AES 256 Ciphertext Length versus Input String length
AES Ciphertext Length Explained
1️⃣ AES Block Size
AES always operates on 128-bit blocks (16 bytes). The key size (128/192/256 bits) does not affect the block size.
AES encrypts data in multiples of 16 bytes.
2️⃣ Padding
If your plaintext is not a multiple of 16 bytes, AES must pad it before encryption.

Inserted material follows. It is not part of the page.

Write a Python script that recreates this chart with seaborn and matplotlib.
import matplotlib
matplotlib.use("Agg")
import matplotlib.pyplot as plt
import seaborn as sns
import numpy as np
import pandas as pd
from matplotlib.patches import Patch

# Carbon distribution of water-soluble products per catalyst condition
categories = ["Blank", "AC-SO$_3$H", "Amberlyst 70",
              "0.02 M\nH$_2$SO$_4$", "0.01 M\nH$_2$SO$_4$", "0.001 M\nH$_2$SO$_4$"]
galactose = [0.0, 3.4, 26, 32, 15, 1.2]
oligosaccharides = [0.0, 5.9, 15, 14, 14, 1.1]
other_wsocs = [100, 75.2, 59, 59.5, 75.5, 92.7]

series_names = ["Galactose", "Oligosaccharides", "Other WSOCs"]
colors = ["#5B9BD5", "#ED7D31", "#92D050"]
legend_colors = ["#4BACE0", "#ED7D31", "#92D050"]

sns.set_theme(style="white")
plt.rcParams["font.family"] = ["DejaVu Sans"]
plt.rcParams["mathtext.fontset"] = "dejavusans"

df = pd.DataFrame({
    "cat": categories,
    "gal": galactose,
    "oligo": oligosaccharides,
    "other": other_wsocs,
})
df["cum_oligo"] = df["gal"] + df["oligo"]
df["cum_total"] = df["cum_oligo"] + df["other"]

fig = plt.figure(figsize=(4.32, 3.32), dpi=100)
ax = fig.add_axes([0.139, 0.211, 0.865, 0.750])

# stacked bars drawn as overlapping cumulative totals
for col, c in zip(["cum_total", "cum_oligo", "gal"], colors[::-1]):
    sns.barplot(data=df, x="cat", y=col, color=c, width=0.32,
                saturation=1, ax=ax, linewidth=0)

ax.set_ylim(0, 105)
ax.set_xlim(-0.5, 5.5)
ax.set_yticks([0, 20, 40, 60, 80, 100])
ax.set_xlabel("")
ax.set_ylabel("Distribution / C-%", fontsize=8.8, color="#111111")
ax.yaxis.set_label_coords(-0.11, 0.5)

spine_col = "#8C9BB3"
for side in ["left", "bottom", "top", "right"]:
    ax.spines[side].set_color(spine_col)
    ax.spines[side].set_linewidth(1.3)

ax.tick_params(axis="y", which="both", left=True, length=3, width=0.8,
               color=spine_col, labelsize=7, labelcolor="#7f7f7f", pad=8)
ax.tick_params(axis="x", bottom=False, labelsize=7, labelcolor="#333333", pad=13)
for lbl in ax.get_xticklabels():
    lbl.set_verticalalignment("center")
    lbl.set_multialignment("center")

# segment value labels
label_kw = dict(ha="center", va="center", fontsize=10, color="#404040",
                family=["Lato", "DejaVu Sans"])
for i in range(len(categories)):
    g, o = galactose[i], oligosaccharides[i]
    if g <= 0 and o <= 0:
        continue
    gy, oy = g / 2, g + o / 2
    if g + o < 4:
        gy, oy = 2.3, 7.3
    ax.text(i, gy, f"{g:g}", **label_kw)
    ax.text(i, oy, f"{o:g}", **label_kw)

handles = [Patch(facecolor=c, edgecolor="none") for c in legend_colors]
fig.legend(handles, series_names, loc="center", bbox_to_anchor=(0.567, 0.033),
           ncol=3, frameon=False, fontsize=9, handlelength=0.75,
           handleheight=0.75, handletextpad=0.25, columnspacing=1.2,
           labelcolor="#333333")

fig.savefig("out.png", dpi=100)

- PKCS#7 padding is common
- If plaintext = 20 bytes → pad with 12 bytes → total = 32 bytes
- If plaintext = 32 bytes → add 16 bytes padding → total = 48 bytes
So the ciphertext length is usually ≥ plaintext length, rounded up to the next 16-byte block.
3️⃣ Modes of Operation
| Mode | Ciphertext length vs plaintext | Notes |
|---|---|---|
| ECB / CBC | Multiple of 16 bytes (padding applied) | Deterministic / requires IV for CBC |
| CTR / GCM | Same length as plaintext | Stream cipher mode, no padding needed |
| CFB / OFB | Same length as plaintext | Operates like a stream cipher |
Note: CBC and ECB require padding → ciphertext may be longer. CTR, GCM, CFB, OFB → ciphertext = plaintext length (excluding authentication tag in GCM).
4️⃣ Example
- Plaintext:
Hello world!(12 bytes) - AES-256-CBC → padded to 16 bytes → ciphertext = 16 bytes
- AES-256-CTR → ciphertext = 12 bytes
Note: For AES-GCM, an authentication tag (usually 16 bytes) is appended to the ciphertext.
✅ Summary
- AES block size = 16 bytes, ciphertext = multiples of 16 bytes if using block modes with padding.
- Stream modes (CTR/GCM) → ciphertext ≈ plaintext length (tag aside).